2014 – Installation génétique
Travail en collaboration avec V. Bergoglio (Chercheuse à l’Inserm, Toulouse) et N. Langlade (chercheur à l’INRAE, Toulouse)
Description conceptuelle
Car l’héritage est ce leg historique qui nous construit à notre insu qu’on le subisse ou qu’on le chérisse. Avec lui se pose inévitablement la question de nos déterminismes et de nos origines.
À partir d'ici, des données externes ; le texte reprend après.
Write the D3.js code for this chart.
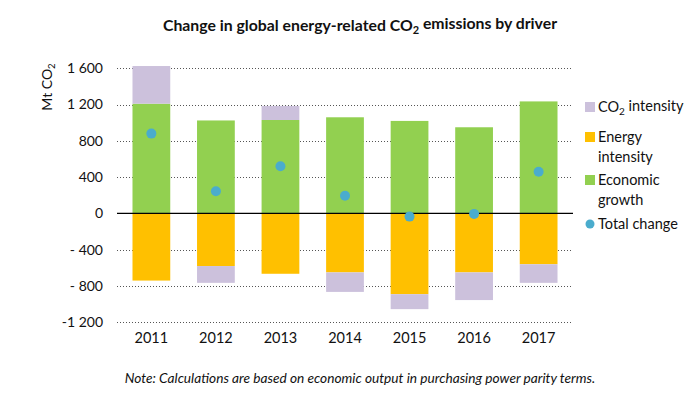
<!DOCTYPE html>
<html>
<head>
<meta charset="UTF-8">
<script src="https://d3js.org/d3.v7.min.js"></script>
<style>
    body { margin: 0; background: #fff; }
    svg { display: block; font-family: Lato, "Open Sans", sans-serif; }
    .grid line { stroke: #555; stroke-dasharray: 1 2; }
</style>
</head>
<body>
<svg id="chart" width="693" height="396"></svg>
<script>
    // values, Mt CO2
    const years = ["2011", "2012", "2013", "2014", "2015", "2016", "2017"];
    const economicGrowth = [1210, 1025, 1030, 1060, 1020, 950, 1235];
    const energyIntensity = [-740, -580, -665, -650, -890, -650, -560];
    const co2Intensity = [415, -185, 155, -215, -165, -305, -205];
    const totalChange = [880, 245, 520, 195, -35, -5, 460];
    const yTicks = [1600, 1200, 800, 400, 0, -400, -800, -1200];
    const yTickLabels = ["1 600", "1 200", "800", "400", "0", "- 400", "- 800", "-1 200"];

    const colors = { econ: "#92d050", energy: "#ffc000", co2: "#ccc1dc", total: "#4aaccd" };

    const svg = d3.select("#chart");
    const plotLeft = 117, plotRight = 573;

    const x = d3.scaleBand().domain(years).range([plotLeft, plotRight]).paddingInner(0.415).paddingOuter(0.24);
    const y = d3.scaleLinear().domain([-1200, 1600]).range([322.3, 68.3]);

    // table for stacking
    const rows = years.map((yr, i) => ({
        year: yr, econ: economicGrowth[i], energy: energyIntensity[i], co2: co2Intensity[i]
    }));
    const series = d3.stack().keys(["econ", "energy", "co2"]).offset(d3.stackOffsetDiverging)(rows);

    // gridlines
    svg.append("g").attr("class", "grid")
        .selectAll("line").data(yTicks.filter(d => d !== 0)).join("line")
        .attr("x1", plotLeft).attr("x2", plotRight)
        .attr("y1", d => Math.round(y(d)) + 0.5).attr("y2", d => Math.round(y(d)) + 0.5);

    // tick labels
    svg.append("g").selectAll("text").data(yTicks).join("text")
        .attr("x", 103).attr("y", d => y(d)).attr("dy", "0.35em")
        .attr("text-anchor", "end").style("font-size", "14px").style("fill", "#111")
        .text((d, i) => yTickLabels[i]);

    // bars
    svg.append("g").selectAll("g").data(series).join("g")
        .attr("fill", d => colors[d.key])
        .selectAll("rect").data(d => d).join("rect")
        .attr("x", d => x(d.data.year))
        .attr("width", x.bandwidth())
        .attr("y", d => y(d[1]))
        .attr("height", d => Math.max(0, y(d[0]) - y(d[1])));

    // zero line
    svg.append("line")
        .attr("x1", plotLeft).attr("x2", plotRight)
        .attr("y1", y(0)).attr("y2", y(0))
        .style("stroke", "#000").style("stroke-width", 1.3);

    // total change dots
    svg.append("g").selectAll("circle").data(totalChange).join("circle")
        .attr("cx", (d, i) => x(years[i]) + x.bandwidth() / 2)
        .attr("cy", d => y(d))
        .attr("r", 5)
        .style("fill", colors.total);

    // x labels
    svg.append("g").selectAll("text").data(years).join("text")
        .attr("x", d => x(d) + x.bandwidth() / 2).attr("y", 338).attr("dy", "0.35em")
        .attr("text-anchor", "middle").style("font-size", "14.5px").style("fill", "#111")
        .text(d => d);

    // title
    const title = svg.append("text")
        .attr("x", 360).attr("y", 25).attr("dy", "0.35em")
        .attr("text-anchor", "middle").style("font-size", "15.8px").style("font-weight", "bold")
        .style("fill", "#111");
    title.append("tspan").text("Change in global energy-related CO");
    title.append("tspan").text("2").attr("dy", "0.3em").style("font-size", "11px");
    title.append("tspan").text(" emissions by driver").attr("dy", "-0.3em");

    // y axis label
    const yl = svg.append("text")
        .attr("transform", "translate(47,87) rotate(-90)")
        .attr("dy", "0.35em")
        .attr("text-anchor", "middle").style("font-size", "14px").style("fill", "#111");
    yl.append("tspan").text("Mt CO");
    yl.append("tspan").text("2").attr("dy", "0.3em").style("font-size", "9.5px");

    // legend
    const legend = svg.append("g").style("font-size", "14.5px").style("fill", "#111");
    const legendItems = [
        { key: "co2", lines: ["CO", "intensity"], y: 107, sub: true },
        { key: "energy", lines: ["Energy", "intensity"], y: 137 },
        { key: "econ", lines: ["Economic", "growth"], y: 180 },
        { key: "total", lines: ["Total change"], y: 224 }
    ];
    legendItems.forEach(item => {
        if (item.key === "total") {
            legend.append("circle").attr("cx", 590).attr("cy", item.y).attr("r", 4.5)
                .style("fill", colors.total);
        } else {
            legend.append("rect").attr("x", 585).attr("y", item.y - 5).attr("width", 10).attr("height", 10)
                .style("fill", colors[item.key]);
        }
        const t = legend.append("text").attr("x", 598).attr("y", item.y).attr("dy", "0.35em");
        if (item.sub) {
            t.append("tspan").text("CO");
            t.append("tspan").text("2").attr("dy", "0.3em").style("font-size", "10px");
            t.append("tspan").text(" intensity").attr("dy", "-0.3em");
        } else {
            item.lines.forEach((ln, j) => {
                t.append("tspan").attr("x", 598).attr("dy", j === 0 ? "0.35em" : "19.5px").text(ln);
            });
        }
    });

    // note
    svg.append("text")
        .attr("x", 360).attr("y", 378).attr("dy", "0.35em")
        .attr("text-anchor", "middle").style("font-size", "13.7px").style("font-style", "italic")
        .style("fill", "#111")
        .text("Note: Calculations are based on economic output in purchasing power parity terms.");
</script>
</body>
</html>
Jusqu’à quel point l’héritage social, culturel et familial nous détermine comme être et comme sujet ? D’autre part est-il seulement possible de s’affranchir des causes qui nous détermineraient et qui nous sont léguées dès notre naissance ?
Extraire une partie génétique pour la retransformer, c’est extraire ce supplément et ce trop de vie qui fait que je sens chaque jour cette pulsation de vie, me laissant dans ce trop en vie.
Extraire une partie de mon ADN pour le réincorporer c’est aussi me laisser la possibilité de réinventer symboliquement mon corps, car il est ce corps social et culturel auquel la singularité ne peut appartenir et dont la liberté est exclue.
Il y a ces phrases qui m’ont marquée et qui font référence à trois penseurs. J. Derrida écrivait, « vivre c’est se rendre indévorable » et « Survivre c’est manger et ne pas être mangé, mais, tôt ou tard, il est impossible de ne pas être mangé » formule quant à lui Pierre Bricage. Et Paul Audi explique que l’artiste n’est pas en vie, mais survit, se dépasse et se transforme, se réinvente et se recrée. Alors au travers de ces phrases j’ai voulu me rendre dévorable, pour ne pas vivre, mais survivre, c’est à dire finalement se faire manger pour se dépasser, se recréer.
C’est aussi un acte où se faire manger est une métaphore. Jusqu’où est-on prêt à manger l’autre ?
Jusqu’où autrui est de l’ordre du consommable. Ce devenir-proie et ce devenir-mangeable est aussi un acte symbolique. Je ne cherche pas à manipuler mon génome dans une perspective d’atteindre une surpuissance, au contraire, car se rendre proie cela signifie aussi refuser l’idée de la raison du plus fort. Devenir-dévorable, c’est cesser de vouloir vivre dans cette logique des guerres individualistes et être conscient que tôt ou tard, il est impossible de ne pas être mangé.
Il s’agit ici d’aborder le rapport à l’autre, qui est toujours de l’ordre de la dévoration, de la consommation puisque celui-ci est inabordable et est voué à l’espace solitaire du sujet. L’autre est toujours celui que je résous en moi même, je le dévore quelque part toujours.
Se rendre dévorable c’est aussi symboliquement se faire mourir pour se réinventer, enfin, s’auto-créer.
Description formelle
Ainsi nous avons prélevé l’ADN des personnes m’ayant élevée au sens d’une émancipation intellectuelle. Peut-être que l’idée d’auto-création et de transformation de ce qui nous détermine passe par la connaissance qu’il nous est transmis. Ce travail rend dès lors également hommage aux personnes qui possèdent un savoir émancipateur.
De l’ADN prélevé grâce aux laboratoires de l’INRA et de l’INSERM de Toulouse, nous en avons fabriqué des gâteaux à manger.